§ **Supplied data**:
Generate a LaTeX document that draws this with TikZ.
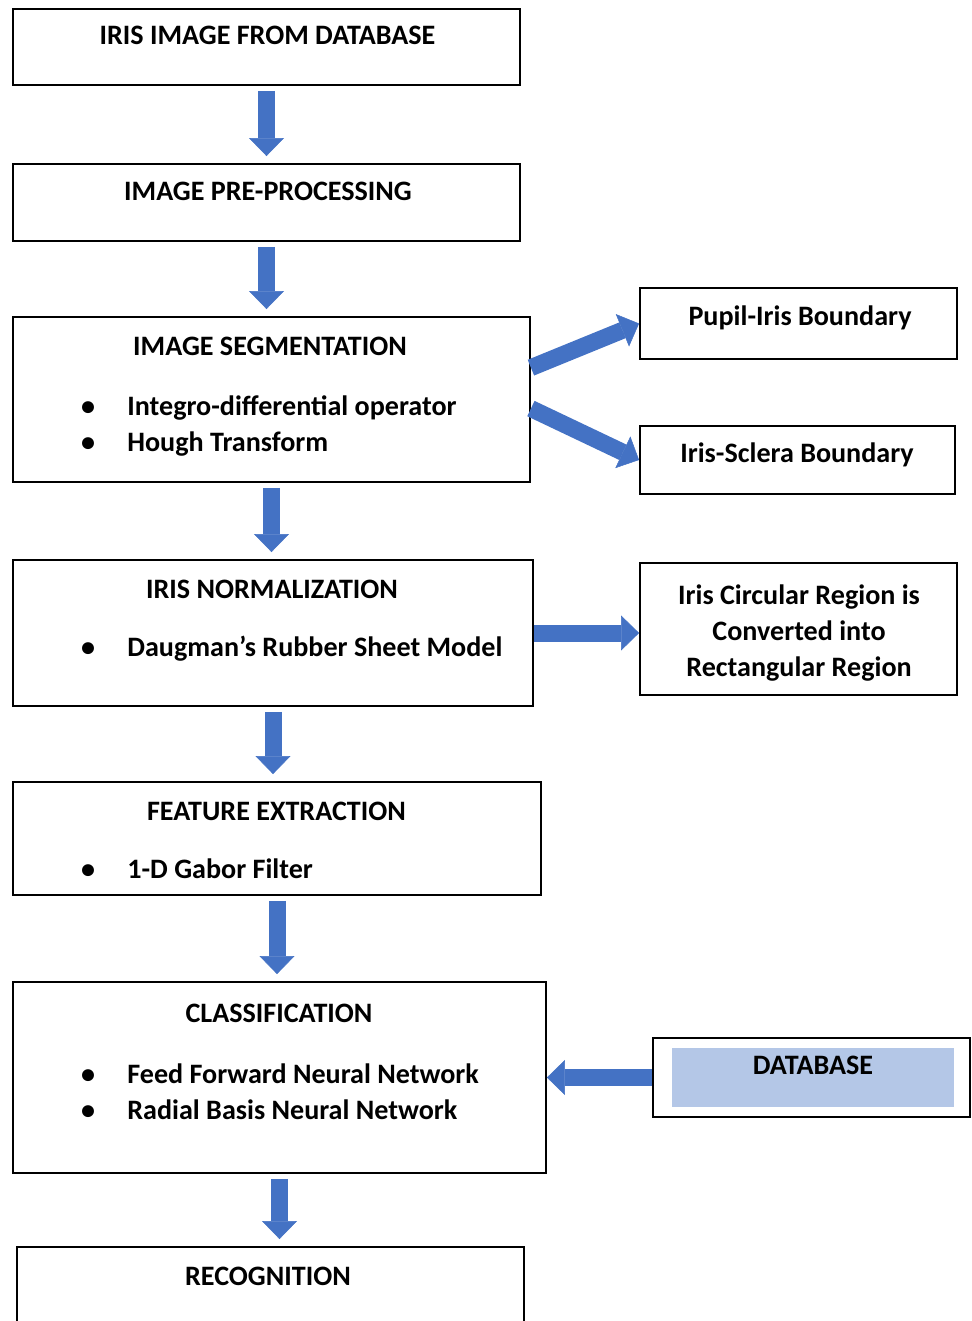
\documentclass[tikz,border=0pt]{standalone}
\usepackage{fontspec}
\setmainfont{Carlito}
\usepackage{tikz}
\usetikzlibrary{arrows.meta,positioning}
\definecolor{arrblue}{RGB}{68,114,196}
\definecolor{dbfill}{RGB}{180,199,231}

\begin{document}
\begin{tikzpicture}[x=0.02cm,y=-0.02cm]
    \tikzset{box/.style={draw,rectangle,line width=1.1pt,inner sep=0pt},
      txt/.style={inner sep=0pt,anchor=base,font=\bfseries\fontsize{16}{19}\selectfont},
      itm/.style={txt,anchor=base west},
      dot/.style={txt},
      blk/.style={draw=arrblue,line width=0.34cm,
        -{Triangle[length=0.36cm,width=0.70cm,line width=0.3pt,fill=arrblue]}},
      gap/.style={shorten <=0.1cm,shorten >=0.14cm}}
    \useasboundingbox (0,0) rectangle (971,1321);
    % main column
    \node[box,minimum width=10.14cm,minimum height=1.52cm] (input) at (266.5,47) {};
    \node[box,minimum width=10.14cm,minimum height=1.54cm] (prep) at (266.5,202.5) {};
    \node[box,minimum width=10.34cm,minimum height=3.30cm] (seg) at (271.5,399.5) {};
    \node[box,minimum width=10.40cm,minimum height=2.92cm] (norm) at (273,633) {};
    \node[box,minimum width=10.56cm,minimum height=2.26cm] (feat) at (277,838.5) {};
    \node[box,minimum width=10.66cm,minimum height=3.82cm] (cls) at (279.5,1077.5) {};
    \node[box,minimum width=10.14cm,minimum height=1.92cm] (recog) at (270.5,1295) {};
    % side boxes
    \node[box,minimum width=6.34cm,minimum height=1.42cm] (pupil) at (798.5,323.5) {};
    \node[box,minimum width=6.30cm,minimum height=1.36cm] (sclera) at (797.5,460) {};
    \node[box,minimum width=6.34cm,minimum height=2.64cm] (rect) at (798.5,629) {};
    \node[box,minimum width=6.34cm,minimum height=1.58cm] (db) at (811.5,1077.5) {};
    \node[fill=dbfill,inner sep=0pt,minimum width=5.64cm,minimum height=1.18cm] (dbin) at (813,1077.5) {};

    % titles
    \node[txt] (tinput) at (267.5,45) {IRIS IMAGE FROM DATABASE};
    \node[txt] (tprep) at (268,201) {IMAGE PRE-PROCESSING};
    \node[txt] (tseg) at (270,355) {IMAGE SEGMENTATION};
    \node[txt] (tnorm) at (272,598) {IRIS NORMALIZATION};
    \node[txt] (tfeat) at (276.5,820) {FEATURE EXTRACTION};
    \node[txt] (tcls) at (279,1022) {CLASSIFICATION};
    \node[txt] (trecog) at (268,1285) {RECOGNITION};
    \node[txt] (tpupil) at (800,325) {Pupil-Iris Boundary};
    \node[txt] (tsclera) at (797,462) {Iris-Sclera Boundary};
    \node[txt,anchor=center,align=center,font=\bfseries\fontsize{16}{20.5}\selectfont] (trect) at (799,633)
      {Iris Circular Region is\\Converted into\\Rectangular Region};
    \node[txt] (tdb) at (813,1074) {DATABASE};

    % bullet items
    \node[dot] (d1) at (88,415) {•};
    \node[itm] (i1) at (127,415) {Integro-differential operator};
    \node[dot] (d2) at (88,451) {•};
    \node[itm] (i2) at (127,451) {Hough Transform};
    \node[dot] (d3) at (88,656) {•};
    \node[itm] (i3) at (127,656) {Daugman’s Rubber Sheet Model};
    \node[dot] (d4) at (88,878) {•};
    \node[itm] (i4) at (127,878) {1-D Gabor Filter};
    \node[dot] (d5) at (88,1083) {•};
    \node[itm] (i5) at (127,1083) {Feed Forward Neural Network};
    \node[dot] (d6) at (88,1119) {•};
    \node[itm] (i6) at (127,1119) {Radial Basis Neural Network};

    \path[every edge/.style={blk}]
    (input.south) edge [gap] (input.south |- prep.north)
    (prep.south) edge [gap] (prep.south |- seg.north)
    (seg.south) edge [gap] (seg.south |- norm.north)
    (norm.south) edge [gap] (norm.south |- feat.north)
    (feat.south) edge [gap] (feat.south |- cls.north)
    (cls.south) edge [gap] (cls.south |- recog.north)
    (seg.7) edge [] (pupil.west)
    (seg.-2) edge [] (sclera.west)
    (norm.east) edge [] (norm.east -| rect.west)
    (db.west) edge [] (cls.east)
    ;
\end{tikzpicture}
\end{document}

§ **Your instructions**: Extract all the data above exactly, excluding every picture.

§ **The answer**:
Generate a LaTeX document that draws this with TikZ.
\documentclass[tikz,border=0pt]{standalone}
\usepackage{fontspec}
\setmainfont{Carlito}
\usepackage{tikz}
\usetikzlibrary{arrows.meta,positioning}
\definecolor{arrblue}{RGB}{68,114,196}
\definecolor{dbfill}{RGB}{180,199,231}

\begin{document}
\begin{tikzpicture}[x=0.02cm,y=-0.02cm]
    \tikzset{box/.style={draw,rectangle,line width=1.1pt,inner sep=0pt},
      txt/.style={inner sep=0pt,anchor=base,font=\bfseries\fontsize{16}{19}\selectfont},
      itm/.style={txt,anchor=base west},
      dot/.style={txt},
      blk/.style={draw=arrblue,line width=0.34cm,
        -{Triangle[length=0.36cm,width=0.70cm,line width=0.3pt,fill=arrblue]}},
      gap/.style={shorten <=0.1cm,shorten >=0.14cm}}
    \useasboundingbox (0,0) rectangle (971,1321);
    % main column
    \node[box,minimum width=10.14cm,minimum height=1.52cm] (input) at (266.5,47) {};
    \node[box,minimum width=10.14cm,minimum height=1.54cm] (prep) at (266.5,202.5) {};
    \node[box,minimum width=10.34cm,minimum height=3.30cm] (seg) at (271.5,399.5) {};
    \node[box,minimum width=10.40cm,minimum height=2.92cm] (norm) at (273,633) {};
    \node[box,minimum width=10.56cm,minimum height=2.26cm] (feat) at (277,838.5) {};
    \node[box,minimum width=10.66cm,minimum height=3.82cm] (cls) at (279.5,1077.5) {};
    \node[box,minimum width=10.14cm,minimum height=1.92cm] (recog) at (270.5,1295) {};
    % side boxes
    \node[box,minimum width=6.34cm,minimum height=1.42cm] (pupil) at (798.5,323.5) {};
    \node[box,minimum width=6.30cm,minimum height=1.36cm] (sclera) at (797.5,460) {};
    \node[box,minimum width=6.34cm,minimum height=2.64cm] (rect) at (798.5,629) {};
    \node[box,minimum width=6.34cm,minimum height=1.58cm] (db) at (811.5,1077.5) {};
    \node[fill=dbfill,inner sep=0pt,minimum width=5.64cm,minimum height=1.18cm] (dbin) at (813,1077.5) {};

    % titles
    \node[txt] (tinput) at (267.5,45) {IRIS IMAGE FROM DATABASE};
    \node[txt] (tprep) at (268,201) {IMAGE PRE-PROCESSING};
    \node[txt] (tseg) at (270,355) {IMAGE SEGMENTATION};
    \node[txt] (tnorm) at (272,598) {IRIS NORMALIZATION};
    \node[txt] (tfeat) at (276.5,820) {FEATURE EXTRACTION};
    \node[txt] (tcls) at (279,1022) {CLASSIFICATION};
    \node[txt] (trecog) at (268,1285) {RECOGNITION};
    \node[txt] (tpupil) at (800,325) {Pupil-Iris Boundary};
    \node[txt] (tsclera) at (797,462) {Iris-Sclera Boundary};
    \node[txt,anchor=center,align=center,font=\bfseries\fontsize{16}{20.5}\selectfont] (trect) at (799,633)
      {Iris Circular Region is\\Converted into\\Rectangular Region};
    \node[txt] (tdb) at (813,1074) {DATABASE};

    % bullet items
    \node[dot] (d1) at (88,415) {•};
    \node[itm] (i1) at (127,415) {Integro-differential operator};
    \node[dot] (d2) at (88,451) {•};
    \node[itm] (i2) at (127,451) {Hough Transform};
    \node[dot] (d3) at (88,656) {•};
    \node[itm] (i3) at (127,656) {Daugman’s Rubber Sheet Model};
    \node[dot] (d4) at (88,878) {•};
    \node[itm] (i4) at (127,878) {1-D Gabor Filter};
    \node[dot] (d5) at (88,1083) {•};
    \node[itm] (i5) at (127,1083) {Feed Forward Neural Network};
    \node[dot] (d6) at (88,1119) {•};
    \node[itm] (i6) at (127,1119) {Radial Basis Neural Network};

    \path[every edge/.style={blk}]
    (input.south) edge [gap] (input.south |- prep.north)
    (prep.south) edge [gap] (prep.south |- seg.north)
    (seg.south) edge [gap] (seg.south |- norm.north)
    (norm.south) edge [gap] (norm.south |- feat.north)
    (feat.south) edge [gap] (feat.south |- cls.north)
    (cls.south) edge [gap] (cls.south |- recog.north)
    (seg.7) edge [] (pupil.west)
    (seg.-2) edge [] (sclera.west)
    (norm.east) edge [] (norm.east -| rect.west)
    (db.west) edge [] (cls.east)
    ;
\end{tikzpicture}
\end{document}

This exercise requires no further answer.